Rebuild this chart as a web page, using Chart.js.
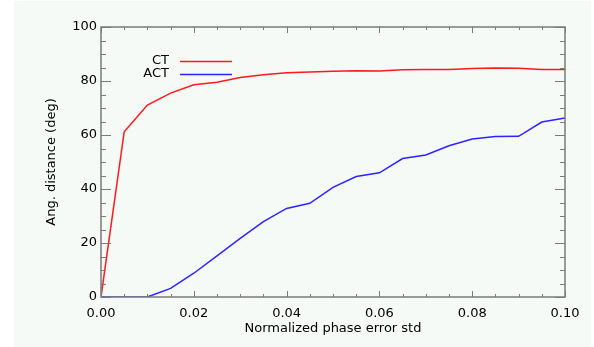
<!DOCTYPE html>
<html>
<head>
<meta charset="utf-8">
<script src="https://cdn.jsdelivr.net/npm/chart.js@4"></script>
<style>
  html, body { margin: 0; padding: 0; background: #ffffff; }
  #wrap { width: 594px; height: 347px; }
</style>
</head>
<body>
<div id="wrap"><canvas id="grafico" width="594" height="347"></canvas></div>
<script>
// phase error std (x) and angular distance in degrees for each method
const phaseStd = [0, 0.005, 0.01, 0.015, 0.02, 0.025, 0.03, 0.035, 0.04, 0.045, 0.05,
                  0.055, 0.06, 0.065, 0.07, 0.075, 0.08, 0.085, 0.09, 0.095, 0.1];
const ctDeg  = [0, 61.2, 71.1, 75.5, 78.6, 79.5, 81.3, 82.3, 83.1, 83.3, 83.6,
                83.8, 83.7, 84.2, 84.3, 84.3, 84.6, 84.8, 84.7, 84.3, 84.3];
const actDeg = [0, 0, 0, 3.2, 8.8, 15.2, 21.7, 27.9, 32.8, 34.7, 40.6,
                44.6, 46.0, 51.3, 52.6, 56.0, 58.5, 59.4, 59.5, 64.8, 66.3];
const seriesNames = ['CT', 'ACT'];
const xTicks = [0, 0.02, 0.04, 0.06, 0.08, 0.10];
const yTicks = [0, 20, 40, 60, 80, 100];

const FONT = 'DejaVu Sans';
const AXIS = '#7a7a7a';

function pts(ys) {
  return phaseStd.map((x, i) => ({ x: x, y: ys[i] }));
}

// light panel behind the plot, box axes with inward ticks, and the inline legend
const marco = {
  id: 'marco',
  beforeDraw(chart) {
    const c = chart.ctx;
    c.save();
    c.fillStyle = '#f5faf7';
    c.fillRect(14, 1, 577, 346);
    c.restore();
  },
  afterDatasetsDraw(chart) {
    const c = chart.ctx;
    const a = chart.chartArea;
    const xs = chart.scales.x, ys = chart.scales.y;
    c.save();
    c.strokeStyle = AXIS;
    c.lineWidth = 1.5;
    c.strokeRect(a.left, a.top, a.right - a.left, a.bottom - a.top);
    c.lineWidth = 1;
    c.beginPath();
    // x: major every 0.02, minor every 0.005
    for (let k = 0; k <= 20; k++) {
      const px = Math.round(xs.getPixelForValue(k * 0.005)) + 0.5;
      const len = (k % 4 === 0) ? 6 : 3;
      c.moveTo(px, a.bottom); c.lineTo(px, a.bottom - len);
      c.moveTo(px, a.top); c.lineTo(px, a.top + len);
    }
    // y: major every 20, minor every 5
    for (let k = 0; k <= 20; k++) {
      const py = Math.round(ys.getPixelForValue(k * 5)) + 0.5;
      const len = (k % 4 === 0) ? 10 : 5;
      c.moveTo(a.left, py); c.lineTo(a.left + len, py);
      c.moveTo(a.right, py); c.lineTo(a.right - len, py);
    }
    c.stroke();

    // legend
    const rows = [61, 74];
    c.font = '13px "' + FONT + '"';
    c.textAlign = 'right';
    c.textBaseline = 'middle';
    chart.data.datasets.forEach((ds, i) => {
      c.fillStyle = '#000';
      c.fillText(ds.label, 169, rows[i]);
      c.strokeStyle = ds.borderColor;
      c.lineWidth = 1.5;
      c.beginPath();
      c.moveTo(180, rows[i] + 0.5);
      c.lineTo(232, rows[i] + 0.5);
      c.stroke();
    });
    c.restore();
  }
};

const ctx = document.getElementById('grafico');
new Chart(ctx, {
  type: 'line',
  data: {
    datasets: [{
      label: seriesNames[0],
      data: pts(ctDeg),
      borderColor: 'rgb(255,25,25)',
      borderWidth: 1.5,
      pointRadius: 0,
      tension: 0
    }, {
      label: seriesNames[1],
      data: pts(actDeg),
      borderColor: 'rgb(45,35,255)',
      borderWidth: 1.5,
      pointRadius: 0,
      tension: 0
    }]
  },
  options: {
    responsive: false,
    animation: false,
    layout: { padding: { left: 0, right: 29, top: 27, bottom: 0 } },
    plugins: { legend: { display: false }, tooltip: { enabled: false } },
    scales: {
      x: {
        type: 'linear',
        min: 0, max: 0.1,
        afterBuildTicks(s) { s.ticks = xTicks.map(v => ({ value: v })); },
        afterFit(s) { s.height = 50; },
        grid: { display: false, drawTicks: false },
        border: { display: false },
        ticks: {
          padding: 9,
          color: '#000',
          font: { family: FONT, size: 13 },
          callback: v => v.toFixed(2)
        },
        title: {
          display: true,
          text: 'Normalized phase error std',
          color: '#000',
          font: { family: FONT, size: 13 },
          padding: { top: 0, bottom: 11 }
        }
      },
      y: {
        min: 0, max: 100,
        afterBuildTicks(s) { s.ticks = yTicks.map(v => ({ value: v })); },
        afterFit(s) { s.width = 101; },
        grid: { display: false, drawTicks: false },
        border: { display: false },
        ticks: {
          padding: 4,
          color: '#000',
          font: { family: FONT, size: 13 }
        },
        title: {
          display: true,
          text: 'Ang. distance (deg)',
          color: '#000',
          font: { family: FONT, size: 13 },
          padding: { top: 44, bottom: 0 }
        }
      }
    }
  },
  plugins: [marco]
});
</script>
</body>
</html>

■ GIVEN REQUEST ■
Repeat exactly and only the lines from the start of the data above through the line that holds "const AXIS = '#7a7a7a';", inclusive. Pictures do not belong in the copy.

■ ANSWER TO THIS TASK ■
Rebuild this chart as a web page, using Chart.js.
<!DOCTYPE html>
<html>
<head>
<meta charset="utf-8">
<script src="https://cdn.jsdelivr.net/npm/chart.js@4"></script>
<style>
  html, body { margin: 0; padding: 0; background: #ffffff; }
  #wrap { width: 594px; height: 347px; }
</style>
</head>
<body>
<div id="wrap"><canvas id="grafico" width="594" height="347"></canvas></div>
<script>
// phase error std (x) and angular distance in degrees for each method
const phaseStd = [0, 0.005, 0.01, 0.015, 0.02, 0.025, 0.03, 0.035, 0.04, 0.045, 0.05,
                  0.055, 0.06, 0.065, 0.07, 0.075, 0.08, 0.085, 0.09, 0.095, 0.1];
const ctDeg  = [0, 61.2, 71.1, 75.5, 78.6, 79.5, 81.3, 82.3, 83.1, 83.3, 83.6,
                83.8, 83.7, 84.2, 84.3, 84.3, 84.6, 84.8, 84.7, 84.3, 84.3];
const actDeg = [0, 0, 0, 3.2, 8.8, 15.2, 21.7, 27.9, 32.8, 34.7, 40.6,
                44.6, 46.0, 51.3, 52.6, 56.0, 58.5, 59.4, 59.5, 64.8, 66.3];
const seriesNames = ['CT', 'ACT'];
const xTicks = [0, 0.02, 0.04, 0.06, 0.08, 0.10];
const yTicks = [0, 20, 40, 60, 80, 100];

const FONT = 'DejaVu Sans';
const AXIS = '#7a7a7a';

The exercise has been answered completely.